I think it's natural for a 'thinker' to question drinking and immediately discount it, but it's just a way of being social. I have a friend who doesn't drink, but he would always join on nights out to bars and pubs for the company. He was always kinda kooky, so I don't think he even really needed alcohol to be outgoing.

I agree that the loud music is obnoxious. It just isn't to some people's tastes, and that's okay- nothing to be ashamed of at all. If anything, those sorts of destinations will be unlikely to attract people of a similar mindset to yourself, so I doubt you're missing out in that respect!

Zac Manman said...

I actually wouldn't mind just drinking a coke alongside form friends who are enjoying a beer, but from what I've heard and seen, my friends feel bad that I'm surrounded by people drinking in a place where the only goal is to get drunk. I don't mind it so much, I don't need much to really be entertained. Being with my friends is fun in itself, and I don't normally form expectations.

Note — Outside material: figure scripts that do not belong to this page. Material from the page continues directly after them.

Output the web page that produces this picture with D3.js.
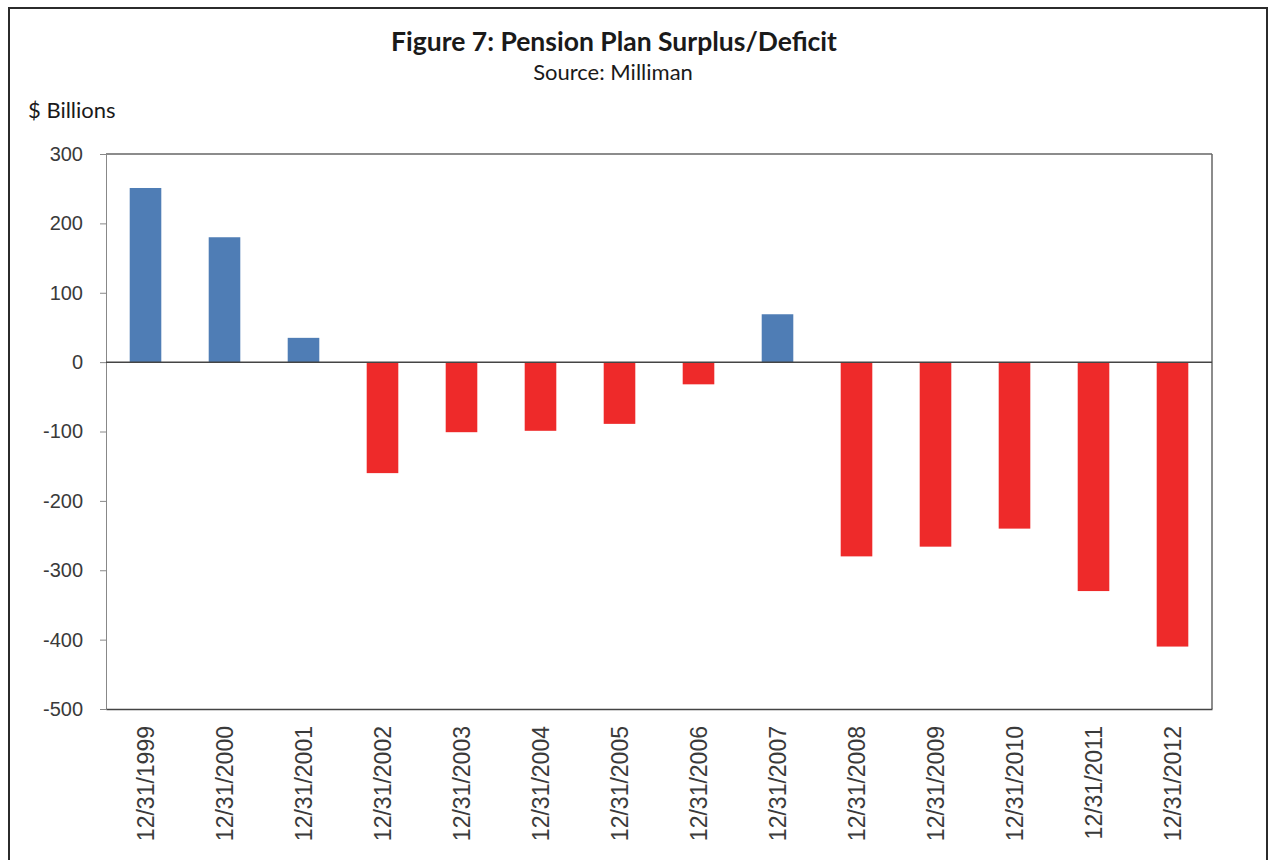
<!DOCTYPE html>
<html>
<head>
<meta charset="utf-8">
<script src="https://cdn.jsdelivr.net/npm/d3@7"></script>
<style>
  html, body { margin: 0; padding: 0; background: #fff; }
  #chart { width: 1270px; height: 860px; }
  .y-axis text, .x-axis text { font-family: "Liberation Sans", Arial, sans-serif; fill: #3a3a3a; }
</style>
</head>
<body>
<div id="chart"></div>
<script>
// chart data
var dates = ["12/31/1999", "12/31/2000", "12/31/2001", "12/31/2002", "12/31/2003",
  "12/31/2004", "12/31/2005", "12/31/2006", "12/31/2007", "12/31/2008",
  "12/31/2009", "12/31/2010", "12/31/2011", "12/31/2012"];
var surplus = [251, 180, 35, -160, -101, -99, -89, -32, 69, -280, -266, -240, -330, -410];
var yTicks = [300, 200, 100, 0, -100, -200, -300, -400, -500];

var W = 1270, H = 860;
var margin = { top: 154, right: 58, bottom: 151, left: 106 };
var width = W - margin.left - margin.right;
var height = H - margin.top - margin.bottom;

var svg = d3.select("#chart").append("svg")
  .attr("width", W)
  .attr("height", H);

// outer frame
svg.append("rect")
  .attr("x", 9).attr("y", 8)
  .attr("width", 1258).attr("height", 880)
  .attr("fill", "none")
  .attr("stroke", "#2b2b2b")
  .attr("stroke-width", 2);

// titles
svg.append("text")
  .attr("x", 614).attr("y", 51)
  .attr("text-anchor", "middle")
  .style("font-family", "Lato, 'Open Sans', sans-serif")
  .style("font-weight", "bold")
  .style("font-size", "26.5px")
  .attr("fill", "#1a1a1a")
  .text("Figure 7: Pension Plan Surplus/Deficit");

svg.append("text")
  .attr("x", 613).attr("y", 80)
  .attr("text-anchor", "middle")
  .style("font-family", "Lato, 'Open Sans', sans-serif")
  .style("font-size", "22px")
  .attr("fill", "#1a1a1a")
  .text("Source: Milliman");

svg.append("text")
  .attr("x", 28).attr("y", 118)
  .style("font-family", "Lato, 'Open Sans', sans-serif")
  .style("font-size", "22px")
  .attr("fill", "#1a1a1a")
  .text("$ Billions");

var g = svg.append("g")
  .attr("transform", "translate(" + margin.left + "," + margin.top + ")");

var x = d3.scaleBand().domain(dates).range([0, width])
  .paddingInner(0.6).paddingOuter(0.3);
var y = d3.scaleLinear().domain([-500, 300]).range([height, 0]);

// plot area frame (top and right)
g.append("line")
  .attr("x1", 0).attr("x2", width).attr("y1", 0).attr("y2", 0)
  .attr("stroke", "#666").attr("stroke-width", 1.5);
g.append("line")
  .attr("x1", width).attr("x2", width).attr("y1", 0).attr("y2", height)
  .attr("stroke", "#666").attr("stroke-width", 1.5);

// bars
g.selectAll(".bar")
  .data(surplus)
  .enter().append("rect")
  .attr("class", "bar")
  .attr("x", function(d, i) { return x(dates[i]); })
  .attr("width", x.bandwidth())
  .attr("y", function(d) { return y(Math.max(0, d)); })
  .attr("height", function(d) { return Math.abs(y(d) - y(0)); })
  .attr("fill", function(d) { return d >= 0 ? "#4f7db5" : "#ee2a2a"; });

// y axis, plain hyphen for negatives
var yAxis = g.append("g")
  .attr("class", "y-axis")
  .call(d3.axisLeft(y).tickValues(yTicks).tickSize(6).tickPadding(17).tickSizeOuter(0)
    .tickFormat(function(d) { return String(d); }));
yAxis.select(".domain").attr("stroke", "#888");
yAxis.selectAll(".tick line").attr("stroke", "#888");
yAxis.selectAll("text").style("font-size", "20px");

// zero line
g.append("line")
  .attr("x1", 0).attr("x2", width)
  .attr("y1", y(0)).attr("y2", y(0))
  .attr("stroke", "#444").attr("stroke-width", 1.5);

// x axis at bottom
var xAxis = g.append("g")
  .attr("class", "x-axis")
  .attr("transform", "translate(0," + height + ")")
  .call(d3.axisBottom(x).tickSize(0).tickPadding(0));
xAxis.select(".domain").attr("stroke", "#444").attr("stroke-width", 1.5);
xAxis.selectAll("text")
  .style("font-size", "23px")
  .attr("text-anchor", "end")
  .attr("transform", "rotate(-90)")
  .attr("x", -17)
  .attr("y", 0)
  .attr("dy", "0.36em");
</script>
</body>
</html>
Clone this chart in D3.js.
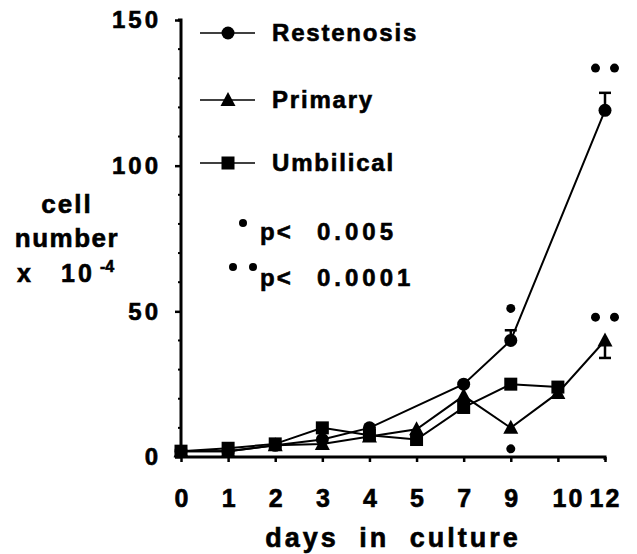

I doubt I'll ever drink. I said that I have my reasons, but this really isn't the place for them. I'm not sure I'm ready to talk about some of them, but at least I've gotten to a point where people have stopped telling me that they'll get me drunk. I even have friends who tell me that they'll buy me a soda if I go out with them. The level of respect has gotten much higher with age. I think teenagers and early 20-somethings have a hard time accepting sobriety.

I don't demonize people who drink, but I used to. I still have a bias against it, but I try to control it. Only people who ONLY talk about drinking annoy me now, but I find I can steer conversations away form alcohol with a little effort. Unfortunately, no one wants to talk about the history of type writers or the intricacies of Gamer Gate.

I hate loud noises, and generally don't like loud people. I accept loud music in clubs and bars now, but I for sure don't enjoy it. I wish my apartment were larger, and I had a bigger entertainment system. I'd just bring people over, buy them some beers and hang.

Also, I hate bars that let people smoke in them. That's just wrong (and pseudo against the law in Florida.)